2025年12月5日(金)

MAGA解剖

2025年9月5日

トランプとのかかわり
際立つ相性の良さ

 ラトニックは20年の大統領選では130万ドル寄付したが、24年の大統領選で1260万ドルもの高額をMAGA Inc.に寄付をしている。それが影響したのか、同年8月にはトランプ政権移行チームの共同議長に就任した。トランプの圧勝後、2週間足らずでトランプはラトニックを商務長官に指名し、今年2月18日に上院で51−45の賛成多数で承認された。3日後に就任し、その後キャンター・フィッツジェラルド証券のCEO職を息子に委ねた。

 ラトニックもトランプもビジネス出身であることに加え、両者は米国第一主義の点で100%同調している。2人とも、米国企業の利益を最優先する姿勢を明確にしている。特に外国製品への高関税導入を支持し、貿易は相互的であるべきだと主張している。トランプは以前から、不公平な貿易協定の見直しを主張していたが、その考えとラトニックの考えは足並みをそろえている。

 また、中国に対して経済面で圧力をかけるべきであるというのがラトニックのスタンスであるが、中国のAI企業DeepSeekに対しても輸出管理強化や制裁的関税を支持している。
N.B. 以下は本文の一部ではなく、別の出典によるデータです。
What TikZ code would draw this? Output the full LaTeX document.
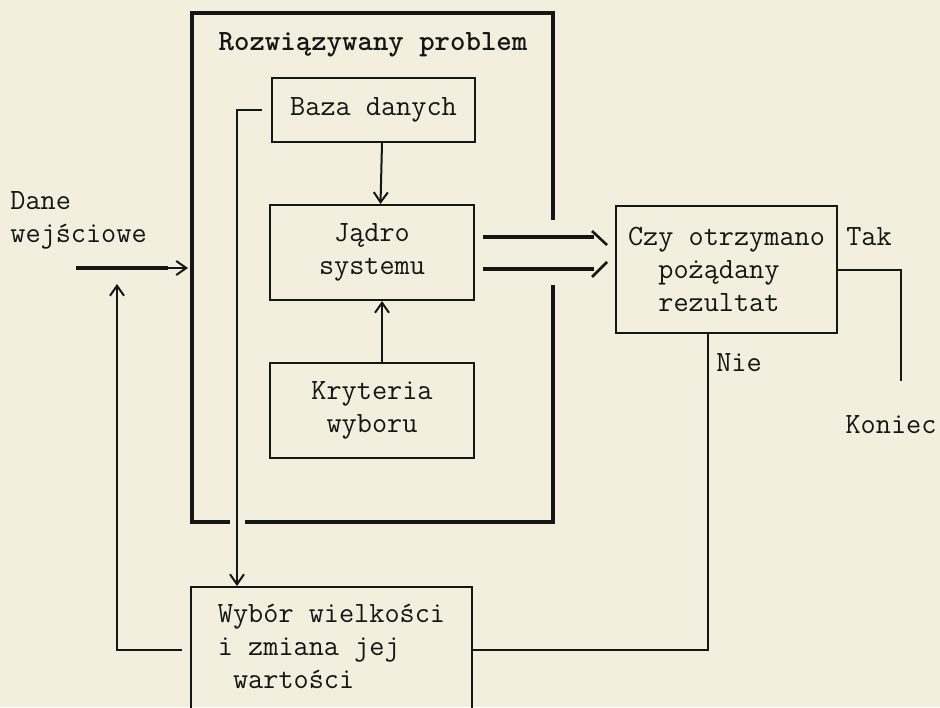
\documentclass[tikz,border=0pt]{standalone}
\usetikzlibrary{arrows.meta}
\definecolor{papier}{RGB}{242,239,222}
\definecolor{tusz}{RGB}{22,22,22}
\begin{document}
\begin{tikzpicture}[x=0.5pt,y=-0.5pt,>={Straight Barb[length=5pt,width=7pt]},
  font=\ttfamily\fontsize{14.7}{16.5}\selectfont,text=tusz,
  blok/.style={draw=tusz,line width=1pt,inner sep=0pt,align=center},
  gruba/.style={draw=tusz,line width=2.3pt},
  cienka/.style={draw=tusz,line width=1pt}]
\fill[papier](0,0)rectangle(940,707);
\useasboundingbox(0,0)rectangle(940,707);
\clip(0,0)rectangle(940,707);
% ramka problemu
\draw[gruba](553,220)--(553,13)--(192,13)--(192,522)--(230,522)
  (245,522)--(553,522)--(553,285);
\node (tytul) at (373,45) {\bfseries Rozwiązywany problem};
\node[blok,minimum width=101.5pt,minimum height=32pt] (baza) at (373.5,110) {Baza danych};
\node[blok,minimum width=102pt,minimum height=47.5pt] (jadro) at (372,252.5) {Jądro\\systemu};
\node[blok,minimum width=102pt,minimum height=47.5pt] (kryteria) at (372,410.5) {Kryteria\\wyboru};
\node[blok,align=left,minimum width=110.5pt,minimum height=63.5pt] (czy) at (726.5,269.5)
  {Czy otrzymano\\\hphantom{Cz}pożądany\\\hphantom{Cz}rezultat};
\node[blok,align=left,anchor=north,minimum width=140.5pt,minimum height=75.5pt] (wybor) at (331.5,586)
  {Wybór wielkości\\i zmiana jej\\\hphantom{w}wartości\\\mbox{}};
\node[anchor=west,align=left,inner sep=0pt] (dane) at (10,220) {Dane\\wejściowe};
\node[inner sep=0pt] (tak) at (869,237) {Tak};
\node[inner sep=0pt] (nie) at (739,363) {Nie};
\node[inner sep=0pt] (koniec) at (891,425) {Koniec};
% polaczenia
\draw[cienka,->]([xshift=4.25pt]baza.south)--([xshift=4.25pt]jadro.north);
\draw[cienka,->]([xshift=5pt]kryteria.north)--([xshift=5pt]jadro.south);
\draw[cienka,->]([xshift=-4.5pt]baza.west)-|([xshift=23.5pt]wybor.north west);
\coordinate (we) at (76,268);
\coordinate (rama) at (188,268);
\draw[gruba](we)--++(92,0)coordinate(we2);
\draw[cienka,->](we2)--(rama);
\coordinate (powrot) at (117,284);
\draw[cienka,->]([shift={(-8,64)}]wybor.north west)-|(powrot);
\draw[cienka]([xshift=-9.25pt]czy.south)|-([shift={(0,64)}]wybor.north east);
\coordinate (koniecG) at (901,381);
\draw[cienka](czy.east)-|(koniecG);
\draw[gruba]([shift={(8,-15.5)}]jadro.east)--++(111,0);
\draw[gruba]([shift={(8,16.5)}]jadro.east)--++(111,0);
\draw[cienka,line width=1.3pt]([shift={(-23,-38.5)}]czy.west)--([shift={(-8,-24.5)}]czy.west);
\draw[cienka,line width=1.3pt]([shift={(-23,7.5)}]czy.west)--([shift={(-8,-7.5)}]czy.west);
\end{tikzpicture}
\end{document}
「reshoring(国内生産回帰)」を重視し、トランプのBuy American方針でも一致している。2人の相性もすこぶる良いと思われている。

 暗号資産・ブロックチェーン産業の育成にも積極的である。トランプも、「ビットコインや他の暗号資産は〝詐欺〟だ」と数年前は発言していたが、現在は政策・ビジネス両面で積極的な支持者・推進者へと大きく転換している。

 今年1月には「TRUMP」ミームコインをローンチ、5月には保持者向けのディナーを開催し、トランプファミリー主導の「World Liberty Financial」経由でステーブルコイン「USD1」も発行しているほどだ。

 トランプはラトニックについて「信頼できるのは彼のロイヤルティだ」とその忠誠心を認めている。トランプとラトニックは「すこぶる似ている」と言われているが、政治スタイルは明らかに違いがみられる。

 トランプが直感的で感情的であることに対し、ラトニックは冷静で論理的である。トランプはSNSで後先考えずに発言するが、ラトニックはかなり抑制的である。氏は長年ウォール街にいた経験から、数字とリスク管理に強い。必然的に政策形成もデータに基づく。また、先述したように若いときに両親を亡くし、さらに9.11で従業員の3分の2と弟を亡くし、深い喪失を味わっている。積極的に遺族支援を行い、社会的責任感が非常に強い。それはトランプには欠如している点だろう。